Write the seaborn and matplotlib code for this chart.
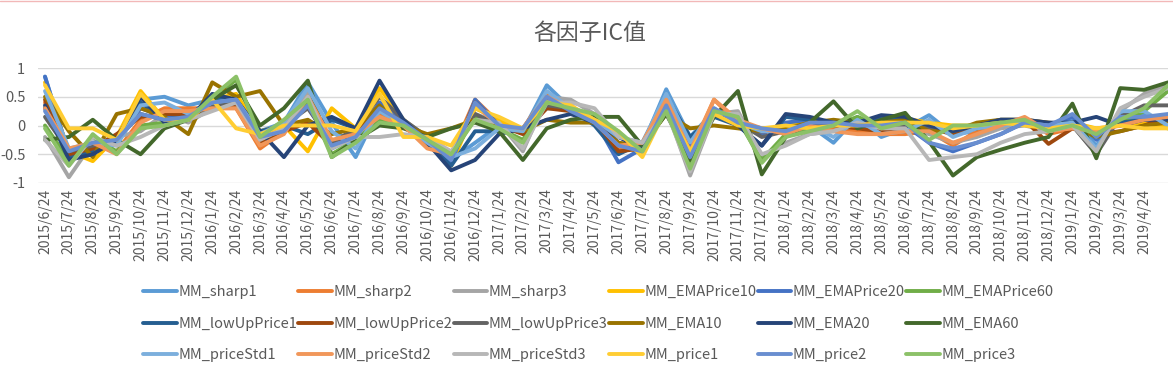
import numpy as np
import matplotlib
matplotlib.use("Agg")
import matplotlib.pyplot as plt
from matplotlib.lines import Line2D
import seaborn as sns
import pandas as pd

# dates on the category axis (last point has no visible label)
dates = ['2015/6/24', '2015/7/24', '2015/8/24', '2015/9/24', '2015/10/24', '2015/11/24',
         '2015/12/24', '2016/1/24', '2016/2/24', '2016/3/24', '2016/4/24', '2016/5/24',
         '2016/6/24', '2016/7/24', '2016/8/24', '2016/9/24', '2016/10/24', '2016/11/24',
         '2016/12/24', '2017/1/24', '2017/2/24', '2017/3/24', '2017/4/24', '2017/5/24',
         '2017/6/24', '2017/7/24', '2017/8/24', '2017/9/24', '2017/10/24', '2017/11/24',
         '2017/12/24', '2018/1/24', '2018/2/24', '2018/3/24', '2018/4/24', '2018/5/24',
         '2018/6/24', '2018/7/24', '2018/8/24', '2018/9/24', '2018/10/24', '2018/11/24',
         '2018/12/24', '2019/1/24', '2019/2/24', '2019/3/24', '2019/4/24', '2019/5/24']

sharp1 = [0.85, -0.5, -0.3, -0.3, 0.45, 0.5, 0.35, 0.45,
          0.5, -0.1, 0.05, 0.75, 0.05, -0.55, 0.3, 0.05,
          -0.3, -0.6, -0.3, 0.0, -0.1, 0.7, 0.3, 0.15,
          -0.2, -0.35, 0.63, -0.2, 0.25, 0.05, -0.1, -0.05,
          0.0, -0.3, 0.15, -0.2, -0.05, 0.18, -0.15, -0.1,
          0.05, 0.1, -0.05, 0.1, -0.35, 0.2, 0.2, -0.05]
sharp2 = [0.4, -0.45, -0.35, -0.45, 0.1, 0.3, 0.3, 0.3,
          0.3, -0.4, -0.1, 0.55, -0.3, -0.1, 0.2, 0.0,
          -0.35, -0.5, 0.45, 0.05, -0.05, 0.55, 0.35, 0.05,
          -0.4, -0.35, 0.5, -0.5, 0.45, 0.05, -0.05, -0.1,
          0.05, -0.05, -0.1, -0.15, -0.15, -0.1, -0.35, -0.1,
          0.05, 0.1, -0.15, -0.05, -0.15, 0.05, 0.05, 0.1]
sharp3 = [-0.2, -0.9, -0.3, -0.2, -0.1, 0.2, 0.05, 0.3,
          0.45, -0.3, 0.0, 0.6, -0.35, -0.1, 0.1, 0.1,
          -0.2, -0.55, 0.2, 0.05, -0.45, 0.5, 0.45, 0.2,
          -0.35, -0.35, 0.3, -0.87, 0.2, 0.25, -0.55, -0.3,
          -0.15, -0.1, 0.1, -0.05, -0.05, -0.15, -0.3, -0.2,
          -0.05, 0.0, -0.1, 0.0, -0.5, 0.25, 0.55, 0.72]
ema_price10 = [0.75, -0.45, -0.62, -0.2, 0.6, 0.1, 0.15, 0.45,
               0.55, -0.1, 0.0, -0.45, 0.3, -0.05, 0.65, 0.1,
               -0.25, -0.7, 0.3, 0.1, -0.1, 0.45, 0.3, 0.1,
               -0.3, -0.5, 0.35, -0.5, 0.25, 0.05, -0.1, 0.0,
               0.05, 0.05, 0.05, 0.1, 0.12, 0.05, 0.0, 0.0,
               0.05, 0.05, -0.05, 0.05, -0.05, 0.0, 0.05, -0.05]
ema_price20 = [0.85, -0.5, -0.35, -0.3, 0.3, 0.15, 0.2, 0.4,
               0.45, -0.2, -0.1, 0.4, -0.4, -0.2, 0.4, 0.05,
               -0.3, -0.65, 0.45, 0.0, -0.1, 0.45, 0.3, 0.1,
               -0.64, -0.4, 0.45, -0.35, 0.25, 0.1, -0.15, 0.05,
               0.1, 0.0, 0.0, 0.05, 0.0, -0.3, -0.45, -0.3,
               -0.15, 0.05, 0.0, 0.15, -0.25, 0.1, 0.15, 0.1]
ema_price60 = [0.0, -0.6, -0.2, -0.45, 0.0, 0.05, 0.1, 0.45,
               0.8, -0.15, 0.05, 0.4, -0.5, -0.25, 0.1, 0.05,
               -0.25, -0.55, 0.15, -0.05, -0.25, 0.4, 0.3, 0.15,
               -0.15, -0.45, 0.3, -0.7, 0.2, 0.1, -0.6, -0.15,
               -0.05, 0.0, 0.15, 0.0, 0.05, -0.1, -0.05, -0.05,
               0.05, 0.1, -0.1, 0.0, -0.2, 0.05, 0.25, 0.6]
low_up1 = [0.3, -0.55, -0.45, -0.2, 0.4, 0.1, 0.15, 0.5,
           0.4, -0.1, 0.0, -0.15, 0.1, -0.05, 0.25, 0.05,
           -0.3, -0.7, -0.1, -0.1, -0.05, 0.3, 0.3, 0.0,
           -0.5, -0.3, 0.5, -0.2, 0.15, 0.0, -0.35, 0.15,
           0.1, 0.05, 0.05, 0.15, 0.1, 0.0, -0.1, 0.0,
           0.1, 0.1, 0.0, 0.05, -0.1, 0.05, 0.1, 0.1]
low_up2 = [0.45, -0.5, -0.4, -0.15, 0.15, 0.2, 0.2, 0.35,
           0.35, -0.3, -0.1, 0.05, -0.35, -0.1, 0.3, 0.05,
           -0.35, -0.55, 0.4, 0.0, -0.15, 0.3, 0.25, 0.1,
           -0.45, -0.4, 0.3, -0.45, 0.2, 0.05, -0.1, -0.1,
           0.0, 0.0, -0.05, -0.1, -0.1, -0.05, -0.15, -0.05,
           0.05, 0.1, -0.32, -0.05, -0.15, -0.1, 0.0, 0.15]
low_up3 = [0.15, -0.45, -0.35, -0.25, 0.2, 0.1, 0.15, 0.35,
           0.4, -0.15, 0.0, 0.3, -0.3, -0.05, 0.5, 0.1,
           -0.2, -0.5, 0.2, 0.0, -0.1, 0.35, 0.3, 0.1,
           -0.3, -0.4, 0.35, -0.45, 0.2, 0.05, -0.2, -0.1,
           0.0, 0.05, 0.0, 0.0, 0.0, -0.05, -0.1, 0.0,
           0.05, 0.05, -0.05, 0.0, -0.5, 0.15, 0.35, 0.35]
ema10 = [0.5, -0.1, -0.55, 0.2, 0.3, 0.15, -0.15, 0.75,
         0.5, 0.6, 0.0, 0.1, -0.15, -0.05, 0.35, 0.0,
         -0.15, -0.05, 0.1, 0.0, -0.1, 0.1, 0.05, 0.05,
         -0.3, -0.35, 0.2, -0.05, 0.0, -0.05, -0.1, -0.05,
         0.05, 0.1, 0.05, 0.05, 0.1, -0.1, -0.1, 0.05,
         0.1, 0.1, 0.05, 0.0, -0.2, -0.1, 0.0, 0.05]
ema20 = [0.35, -0.6, -0.5, -0.25, 0.5, 0.05, 0.1, 0.55,
         0.45, -0.1, -0.55, 0.0, 0.15, -0.05, 0.78, 0.1,
         -0.3, -0.78, -0.6, -0.15, -0.05, 0.1, 0.2, 0.05,
         -0.2, -0.4, 0.4, -0.3, 0.2, 0.0, -0.35, 0.2,
         0.15, 0.05, 0.05, 0.18, 0.15, 0.0, -0.1, 0.0,
         0.1, 0.1, 0.05, 0.05, 0.15, 0.0, 0.1, 0.1]
ema60 = [-0.25, -0.2, 0.1, -0.25, -0.5, -0.05, 0.1, 0.45,
         0.7, 0.0, 0.3, 0.78, -0.55, -0.25, 0.0, -0.05,
         -0.2, -0.05, 0.05, -0.1, -0.6, -0.05, 0.1, 0.15,
         0.15, -0.35, 0.2, -0.6, 0.15, 0.6, -0.85, -0.2,
         0.05, 0.42, -0.05, 0.1, 0.22, -0.28, -0.87, -0.55,
         -0.42, -0.3, -0.2, 0.38, -0.57, 0.65, 0.62, 0.75]
price_std1 = [0.6, -0.4, -0.3, -0.35, 0.35, 0.4, 0.2, 0.4,
              0.45, -0.15, 0.05, 0.65, -0.1, -0.4, 0.25, 0.0,
              -0.3, -0.55, -0.4, -0.05, -0.1, 0.6, 0.3, 0.1,
              -0.2, -0.3, 0.55, -0.3, 0.3, 0.05, -0.1, -0.1,
              0.0, -0.2, 0.1, -0.15, -0.1, 0.1, -0.2, -0.05,
              0.0, 0.05, 0.0, 0.05, -0.4, 0.25, 0.25, 0.0]
price_std2 = [0.3, -0.4, -0.3, -0.5, 0.05, 0.25, 0.25, 0.3,
              0.3, -0.35, -0.15, 0.5, -0.25, -0.15, 0.15, 0.0,
              -0.4, -0.5, 0.35, 0.0, -0.05, 0.5, 0.3, 0.05,
              -0.35, -0.3, 0.45, -0.45, 0.45, 0.1, -0.05, -0.15,
              0.0, -0.1, -0.15, -0.15, -0.1, -0.1, -0.3, -0.15,
              0.0, 0.15, -0.1, -0.05, -0.1, 0.0, 0.1, 0.15]
price_std3 = [-0.25, -0.7, -0.2, -0.35, -0.2, 0.0, 0.1, 0.25,
              0.4, -0.25, -0.05, 0.5, -0.4, -0.2, -0.2, -0.15,
              -0.2, -0.45, 0.1, 0.05, -0.4, 0.4, 0.4, 0.3,
              -0.2, -0.3, 0.25, -0.8, 0.2, 0.2, -0.5, -0.35,
              -0.15, -0.1, 0.05, -0.05, -0.05, -0.6, -0.55, -0.5,
              -0.3, -0.15, -0.1, 0.0, -0.45, 0.3, 0.5, 0.65]
price1 = [0.7, -0.05, -0.05, -0.25, 0.55, 0.1, 0.1, 0.45,
          -0.05, -0.15, 0.0, 0.0, 0.0, -0.1, 0.55, -0.2,
          -0.2, -0.35, 0.3, 0.15, -0.05, 0.4, 0.35, 0.1,
          -0.1, -0.55, 0.3, -0.45, 0.2, 0.0, -0.05, 0.0,
          -0.05, 0.0, 0.0, 0.05, 0.05, 0.05, -0.05, 0.0,
          0.05, 0.0, -0.05, 0.0, -0.05, 0.0, -0.05, -0.05]
price2 = [0.25, -0.45, -0.3, -0.25, 0.2, 0.1, 0.15, 0.4,
          0.45, -0.2, -0.1, 0.35, -0.35, -0.2, 0.3, 0.05,
          -0.25, -0.6, 0.4, 0.0, -0.05, 0.5, 0.25, 0.05,
          -0.35, -0.45, 0.35, -0.55, 0.3, 0.05, -0.05, -0.1,
          0.05, 0.05, 0.0, 0.0, 0.05, -0.3, -0.4, -0.3,
          -0.15, 0.05, 0.0, 0.2, -0.2, 0.15, 0.15, 0.2]
price3 = [-0.05, -0.7, -0.15, -0.5, -0.05, 0.0, 0.1, 0.5,
          0.85, -0.2, 0.1, 0.45, -0.55, -0.3, 0.05, 0.0,
          -0.25, -0.5, 0.1, -0.05, -0.3, 0.4, 0.3, 0.2,
          -0.1, -0.45, 0.25, -0.75, 0.25, 0.15, -0.65, -0.2,
          -0.1, 0.0, 0.25, -0.05, 0.05, -0.25, 0.0, 0.0,
          0.05, 0.1, -0.1, 0.0, -0.15, 0.1, 0.3, 0.7]

names = ['MM_sharp1', 'MM_sharp2', 'MM_sharp3', 'MM_EMAPrice10', 'MM_EMAPrice20', 'MM_EMAPrice60',
         'MM_lowUpPrice1', 'MM_lowUpPrice2', 'MM_lowUpPrice3', 'MM_EMA10', 'MM_EMA20', 'MM_EMA60',
         'MM_priceStd1', 'MM_priceStd2', 'MM_priceStd3', 'MM_price1', 'MM_price2', 'MM_price3']
series = [sharp1, sharp2, sharp3, ema_price10, ema_price20, ema_price60,
          low_up1, low_up2, low_up3, ema10, ema20, ema60,
          price_std1, price_std2, price_std3, price1, price2, price3]
colors = ['#5B9BD5', '#ED7D31', '#A5A5A5', '#FFC000', '#4472C4', '#70AD47',
          '#255E91', '#9E480E', '#636363', '#997300', '#264478', '#43682B',
          '#7CAFDD', '#F1975A', '#B7B7B7', '#FFCD33', '#698ED0', '#8CC168']

# long format for seaborn
rows = []
for name, vals in zip(names, series):
    for i, v in enumerate(vals):
        rows.append((name, i, v))
df = pd.DataFrame(rows, columns=['factor', 'idx', 'ic'])

sns.set_theme(style='white')
plt.rcParams['font.family'] = ['Noto Sans CJK SC', 'DejaVu Sans']

W, H = 1173, 366
fig = plt.figure(figsize=(W / 100, H / 100), dpi=100)
step = 1123 / 47
x_left = 45 - 0.3 * step
ax = fig.add_axes([x_left / W, 1 - 183 / H, (1168 - x_left) / W, (183 - 68) / H])

sns.lineplot(data=df, x='idx', y='ic', hue='factor', hue_order=names,
             palette=colors, linewidth=2.8, estimator=None, ax=ax)

ax.set_xlim(-0.3, 47)
ax.set_ylim(-1, 1)
ax.set_yticks([-1, -0.5, 0, 0.5, 1])
ax.set_yticklabels(['-1', '-0.5', '0', '0.5', '1'])
ax.set_xticks(range(47))
ax.set_xticklabels(dates[:47], rotation=90)
ax.tick_params(axis='x', labelsize=10, colors='#595959', pad=4, length=0)
ax.tick_params(axis='y', labelsize=10.5, colors='#595959', pad=9, length=0)
ax.set_xlabel('')
ax.set_ylabel('')
ax.grid(axis='y', color='#D9D9D9', linewidth=1)
ax.set_axisbelow(True)
for s in ax.spines.values():
    s.set_visible(False)

fig.text(0.503, 1 - 33 / H, '各因子IC值', ha='center', va='center',
         fontsize=16.5, color='#595959')

handles, labels = ax.get_legend_handles_labels()
ax.get_legend().remove()
# matplotlib fills the legend column by column; reorder so rows read like the original
order = []
for c in range(6):
    for r in range(3):
        order.append(r * 6 + c)
fig.legend([handles[k] for k in order], [labels[k] for k in order],
           ncol=6, loc='upper left', bbox_to_anchor=(130 / W, 1 - 272 / H),
           frameon=False, fontsize=10.5, handlelength=2.3, handletextpad=0.1,
           columnspacing=0.1, labelspacing=1.2, labelcolor='#595959')

fig.add_artist(Line2D([0, 1], [0.998, 0.998], color='#F2B8B8', linewidth=1))

fig.savefig('out.png', dpi=100)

## DIRECTIONS
Give back exactly the lines from the first line of the data through the line with "import pandas as pd", pictures excluded.

## REPLY
Write the seaborn and matplotlib code for this chart.
import numpy as np
import matplotlib
matplotlib.use("Agg")
import matplotlib.pyplot as plt
from matplotlib.lines import Line2D
import seaborn as sns
import pandas as pd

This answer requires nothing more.